US film box office revenues in China are declining and only two films from the US were among the top ten hits in China last year. The lion’s share of the Chinese audiences seems to have shifted their preference to domestic films. Before the pandemic, it was expected that in any given year at least five US films would be among the top 10 movies in China. The available data from 2014-2018 confirms this. However, in 2019 only two US films achieved the same success. The same held true in 2021 and 2022. In 2023, there has been just a single US film thus far among the top ten. Of the top grossing 15 films in 2019, ten were made locally. In 2020 foreign film revenue in China had slipped to 16%. With the abandonment of Xi’s zero covid policies and the embrace of domestic themes, the rapid expansion of the Chinese film industry in all sectors from production, theatrical distribution to streaming has resumed and expanded. Film tickets were also discounted by the Chinese government to encourage more theatergoing. Industry experts estimate that China will return as the largest global film market, a position it held several years ago, though other counties like the US, Korea, India, and France released more films in 2022 than the 240 productions from China.
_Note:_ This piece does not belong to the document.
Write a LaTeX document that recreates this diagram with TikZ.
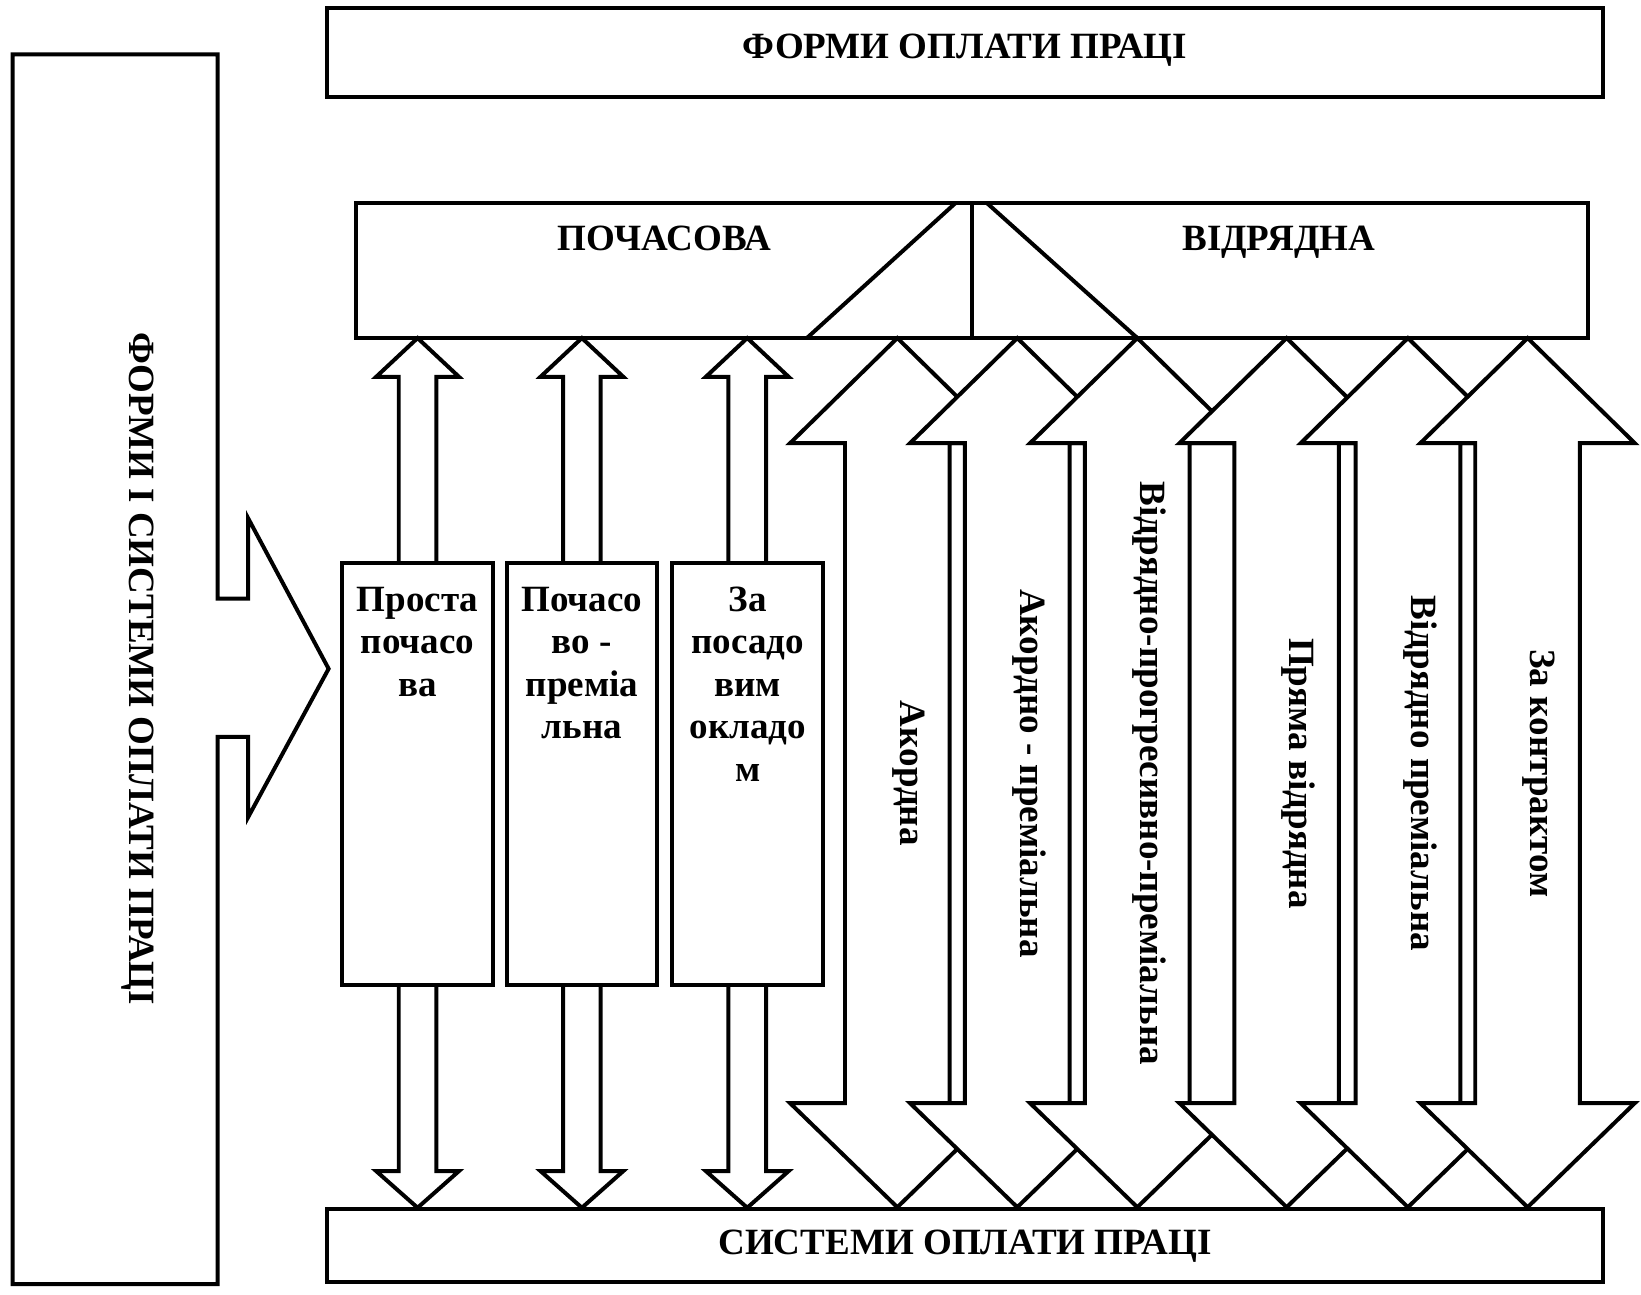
\documentclass[tikz,border=0pt]{standalone}
\usepackage{fontspec}
\setmainfont{Liberation Serif}
\usepackage{tikz}

\begin{document}
\begin{tikzpicture}[x=.5pt,y=-.5pt,line join=miter,
  frame/.style={draw,line width=1.9pt,fill=white,inner sep=0pt},
  caption/.style={inner sep=0pt,font=\fontsize{17.7}{20.25}\selectfont\bfseries},
  colcaption/.style={caption,align=center,anchor=north},
  sidecaption/.style={caption,rotate=-90,anchor=base}]
\useasboundingbox (0,0) rectangle (1568,1237);
% boxes
\node[frame,minimum width=610pt,minimum height=42.5pt] (forms) at (922,50.5) {};
\node[frame,minimum width=610pt,minimum height=35pt] (systems) at (922,1190) {};
\node[frame,minimum width=588.5pt,minimum height=64.5pt] (kinds) at (929,258.5) {};
\draw[line width=1.9pt] (kinds.north) -- (kinds.south);
\draw[line width=1.9pt] (913,194) -- (771,323);
\draw[line width=1.9pt] (943,194) -- (1086.7,323);
\draw[frame] (12,52) -- (208,52) -- (208,572) -- (237,572) -- (237,495) -- (314,639)
  -- (237,781) -- (237,704) -- (208,704) -- (208,1227) -- (12,1227) -- cycle;
% big arrows
\draw[frame] (857.4,323) -- ++(102.5,100.5) -- ++(-52.5,0) -- ++(0,630.5) -- ++(52.5,0) -- ++(-102.5,99.5) -- ++(-102.5,-99.5) -- ++(52.5,0) -- ++(0,-630.5) -- ++(-52.5,0) -- cycle;
\draw[frame] (972,323) -- ++(102.5,100.5) -- ++(-52.5,0) -- ++(0,630.5) -- ++(52.5,0) -- ++(-102.5,99.5) -- ++(-102.5,-99.5) -- ++(52.5,0) -- ++(0,-630.5) -- ++(-52.5,0) -- cycle;
\draw[frame] (1086.7,323) -- ++(102.5,100.5) -- ++(-52.5,0) -- ++(0,630.5) -- ++(52.5,0) -- ++(-102.5,99.5) -- ++(-102.5,-99.5) -- ++(52.5,0) -- ++(0,-630.5) -- ++(-52.5,0) -- cycle;
\draw[frame] (1229.4,323) -- ++(102.5,100.5) -- ++(-52.5,0) -- ++(0,630.5) -- ++(52.5,0) -- ++(-102.5,99.5) -- ++(-102.5,-99.5) -- ++(52.5,0) -- ++(0,-630.5) -- ++(-52.5,0) -- cycle;
\draw[frame] (1345.3,323) -- ++(102.5,100.5) -- ++(-52.5,0) -- ++(0,630.5) -- ++(52.5,0) -- ++(-102.5,99.5) -- ++(-102.5,-99.5) -- ++(52.5,0) -- ++(0,-630.5) -- ++(-52.5,0) -- cycle;
\draw[frame] (1459.6,323) -- ++(102.5,100.5) -- ++(-52.5,0) -- ++(0,630.5) -- ++(52.5,0) -- ++(-102.5,99.5) -- ++(-102.5,-99.5) -- ++(52.5,0) -- ++(0,-630.5) -- ++(-52.5,0) -- cycle;
% small arrows
\draw[frame] (399,323) -- ++(39.5,37) -- ++(-21.5,0) -- ++(0,759) -- ++(21.5,0) -- ++(-39.5,35) -- ++(-39.5,-35) -- ++(21.5,0) -- ++(0,-759) -- ++(-21.5,0) -- cycle;
\draw[frame] (556,323) -- ++(39.5,37) -- ++(-21.5,0) -- ++(0,759) -- ++(21.5,0) -- ++(-39.5,35) -- ++(-39.5,-35) -- ++(21.5,0) -- ++(0,-759) -- ++(-21.5,0) -- cycle;
\draw[frame] (714,323) -- ++(39.5,37) -- ++(-21.5,0) -- ++(0,759) -- ++(21.5,0) -- ++(-39.5,35) -- ++(-39.5,-35) -- ++(21.5,0) -- ++(0,-759) -- ++(-21.5,0) -- cycle;
\node[frame,minimum width=72pt,minimum height=201.5pt] (c1) at (399,739.5) {};
\node[frame,minimum width=72pt,minimum height=201.5pt] (c2) at (556,739.5) {};
\node[frame,minimum width=72pt,minimum height=201.5pt] (c3) at (714.5,739.5) {};
% texts
\node[caption,anchor=base] (tforms) at (922,56) {ФОРМИ ОПЛАТИ ПРАЦІ};
\node[caption,anchor=base] (tsystems) at (922,1199) {СИСТЕМИ ОПЛАТИ ПРАЦІ};
\node[caption,anchor=base] (ttime) at (635,239.5) {ПОЧАСОВА};
\node[caption,anchor=base] (tpiece) at (1222,239.5) {ВІДРЯДНА};
\node[sidecaption] (tall) at (124,639) {ФОРМИ І СИСТЕМИ ОПЛАТИ ПРАЦІ};
\node[colcaption] (tc1) at (399,560.5) {Проста\\почасо\\ва};
\node[colcaption] (tc2) at (556,560.5) {Почасо\\во -\\преміа\\льна};
\node[colcaption] (tc3) at (714.5,560.5) {За\\посадо\\вим\\окладо\\м};
\node[sidecaption] (ta1) at (860.4,739) {Акордна};
\node[sidecaption] (ta2) at (975,739) {Акордно - преміальна};
\node[sidecaption] (ta3) at (1089.7,739) {Відрядно-прогресивно-преміальна};
\node[sidecaption] (ta4) at (1232.4,739) {Пряма відрядна};
\node[sidecaption] (ta5) at (1348.3,739) {Відрядно преміальна};
\node[sidecaption] (ta6) at (1462.6,739) {За контрактом};
\end{tikzpicture}
\end{document}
Data from 2022 seems to indicate that mainland China is expanding its position among the most important film markets as expressed in tickets sold and screens operated. In India, 981 million tickets were sold, in China 709 million and in the US 699 million. China has approximately eighty two thousand (82,000) screens, as opposed to India’s eleven thousand (11,000), and the US’s forty thousand (40,000). Richard Brody from the New Yorker listed for the first time two films from China among the best 2022 films, SATURDAY FICTION by Lou Ye and A NEW OLD PLAY by QIU Jiongjiong. Both productions, acclaimed in numerous film festivals, can be screened on YouTube and Amazon Prime. The YouTube streaming service, like Netflix and a dozen other services, carry many Chinese and Hong Kong films as well as television programs in Mandarin, Cantonese, subtitled in English, and other languages. Netflix received the best rating for quality of image and sound of streamed Chinese genre films. In that context, one must keep in mind that there is no Chinese film festival in the United States.
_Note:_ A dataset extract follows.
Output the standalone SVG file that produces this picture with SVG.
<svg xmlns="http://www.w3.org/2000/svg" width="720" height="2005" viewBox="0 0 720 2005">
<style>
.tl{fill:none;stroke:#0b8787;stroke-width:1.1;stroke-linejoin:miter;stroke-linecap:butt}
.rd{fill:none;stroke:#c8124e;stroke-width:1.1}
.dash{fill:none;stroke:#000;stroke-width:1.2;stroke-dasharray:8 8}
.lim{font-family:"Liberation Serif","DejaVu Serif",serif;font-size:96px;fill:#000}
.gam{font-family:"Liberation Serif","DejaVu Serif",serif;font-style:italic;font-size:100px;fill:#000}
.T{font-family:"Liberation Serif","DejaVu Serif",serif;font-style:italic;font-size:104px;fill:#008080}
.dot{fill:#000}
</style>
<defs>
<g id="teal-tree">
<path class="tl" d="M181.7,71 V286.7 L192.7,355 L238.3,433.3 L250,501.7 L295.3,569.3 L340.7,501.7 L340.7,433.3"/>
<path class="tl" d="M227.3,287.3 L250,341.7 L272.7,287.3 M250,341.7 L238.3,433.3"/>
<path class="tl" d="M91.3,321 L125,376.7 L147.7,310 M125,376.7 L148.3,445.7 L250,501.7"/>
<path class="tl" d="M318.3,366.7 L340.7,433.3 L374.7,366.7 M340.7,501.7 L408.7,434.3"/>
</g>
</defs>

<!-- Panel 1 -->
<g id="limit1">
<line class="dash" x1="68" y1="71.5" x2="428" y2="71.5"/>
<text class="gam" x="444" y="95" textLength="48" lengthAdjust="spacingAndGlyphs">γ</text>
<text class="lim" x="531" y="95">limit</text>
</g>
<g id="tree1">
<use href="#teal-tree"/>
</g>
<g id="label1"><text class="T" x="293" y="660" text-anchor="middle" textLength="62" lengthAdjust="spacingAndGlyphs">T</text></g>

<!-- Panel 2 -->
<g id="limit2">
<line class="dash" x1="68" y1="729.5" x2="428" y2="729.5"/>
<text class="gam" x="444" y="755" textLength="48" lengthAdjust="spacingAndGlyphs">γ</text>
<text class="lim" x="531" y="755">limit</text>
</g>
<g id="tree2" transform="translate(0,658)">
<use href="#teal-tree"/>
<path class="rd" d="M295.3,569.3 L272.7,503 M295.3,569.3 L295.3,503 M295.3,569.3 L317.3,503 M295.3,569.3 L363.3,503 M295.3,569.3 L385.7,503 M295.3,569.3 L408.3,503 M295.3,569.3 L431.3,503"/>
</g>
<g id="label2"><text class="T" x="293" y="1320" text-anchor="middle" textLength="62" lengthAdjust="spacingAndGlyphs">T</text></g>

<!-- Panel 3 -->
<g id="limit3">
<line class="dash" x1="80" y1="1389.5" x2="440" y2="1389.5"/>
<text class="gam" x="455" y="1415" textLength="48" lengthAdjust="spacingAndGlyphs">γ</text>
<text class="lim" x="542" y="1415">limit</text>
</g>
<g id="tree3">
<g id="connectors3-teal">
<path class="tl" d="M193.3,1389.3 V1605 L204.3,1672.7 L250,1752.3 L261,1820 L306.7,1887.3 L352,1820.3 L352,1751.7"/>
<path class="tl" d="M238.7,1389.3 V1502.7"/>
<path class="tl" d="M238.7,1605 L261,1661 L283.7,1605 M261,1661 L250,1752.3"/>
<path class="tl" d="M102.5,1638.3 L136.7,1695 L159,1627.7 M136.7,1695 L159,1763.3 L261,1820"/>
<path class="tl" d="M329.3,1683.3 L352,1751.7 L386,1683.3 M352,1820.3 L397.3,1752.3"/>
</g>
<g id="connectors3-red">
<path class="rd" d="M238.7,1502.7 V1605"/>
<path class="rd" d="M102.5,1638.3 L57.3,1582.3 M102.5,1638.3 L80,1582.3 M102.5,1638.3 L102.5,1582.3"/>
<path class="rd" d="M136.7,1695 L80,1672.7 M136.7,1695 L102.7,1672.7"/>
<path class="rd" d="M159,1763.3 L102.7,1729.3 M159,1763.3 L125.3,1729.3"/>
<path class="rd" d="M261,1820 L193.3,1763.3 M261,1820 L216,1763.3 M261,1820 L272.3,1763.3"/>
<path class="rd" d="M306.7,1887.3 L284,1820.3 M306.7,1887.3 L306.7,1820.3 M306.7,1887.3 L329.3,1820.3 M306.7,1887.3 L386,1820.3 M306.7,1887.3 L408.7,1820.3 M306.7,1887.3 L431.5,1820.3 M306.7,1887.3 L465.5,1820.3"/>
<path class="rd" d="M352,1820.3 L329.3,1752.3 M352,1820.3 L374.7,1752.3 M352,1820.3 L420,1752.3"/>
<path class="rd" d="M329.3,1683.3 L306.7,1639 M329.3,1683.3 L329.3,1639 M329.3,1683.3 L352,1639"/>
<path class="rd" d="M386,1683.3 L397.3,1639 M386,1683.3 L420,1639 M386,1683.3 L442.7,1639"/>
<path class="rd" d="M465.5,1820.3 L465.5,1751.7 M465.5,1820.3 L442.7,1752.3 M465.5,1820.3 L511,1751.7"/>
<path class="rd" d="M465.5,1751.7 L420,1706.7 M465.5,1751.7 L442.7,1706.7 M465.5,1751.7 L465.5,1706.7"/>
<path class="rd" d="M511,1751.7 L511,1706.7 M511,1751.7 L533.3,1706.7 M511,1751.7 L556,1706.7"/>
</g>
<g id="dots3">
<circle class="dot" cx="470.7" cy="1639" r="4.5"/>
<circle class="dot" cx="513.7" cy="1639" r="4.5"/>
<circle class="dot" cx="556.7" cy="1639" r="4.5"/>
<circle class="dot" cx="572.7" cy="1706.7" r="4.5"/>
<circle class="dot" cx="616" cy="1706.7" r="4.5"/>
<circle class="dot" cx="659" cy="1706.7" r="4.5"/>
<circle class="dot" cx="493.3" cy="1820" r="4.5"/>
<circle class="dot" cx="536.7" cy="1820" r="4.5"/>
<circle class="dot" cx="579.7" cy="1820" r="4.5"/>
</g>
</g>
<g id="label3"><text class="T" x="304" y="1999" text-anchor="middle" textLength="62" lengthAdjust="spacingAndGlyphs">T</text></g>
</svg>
Part of that problem may be that the bond between the 5.2 million people of mainland China origin, according to the US Census Bureau, and their homeland, is not as strong as the link of other Asian groups with the countries they came from. Among those of Chinese origin in the US, only 20% consider returning to China, the lowest return desire share of all Asian groups. Ironically, when Chinese features are shown here in the US, they tend to draw large audiences in limited theatrical distribution though there are is little publicity for these films dem reaching beyond Chinese groups.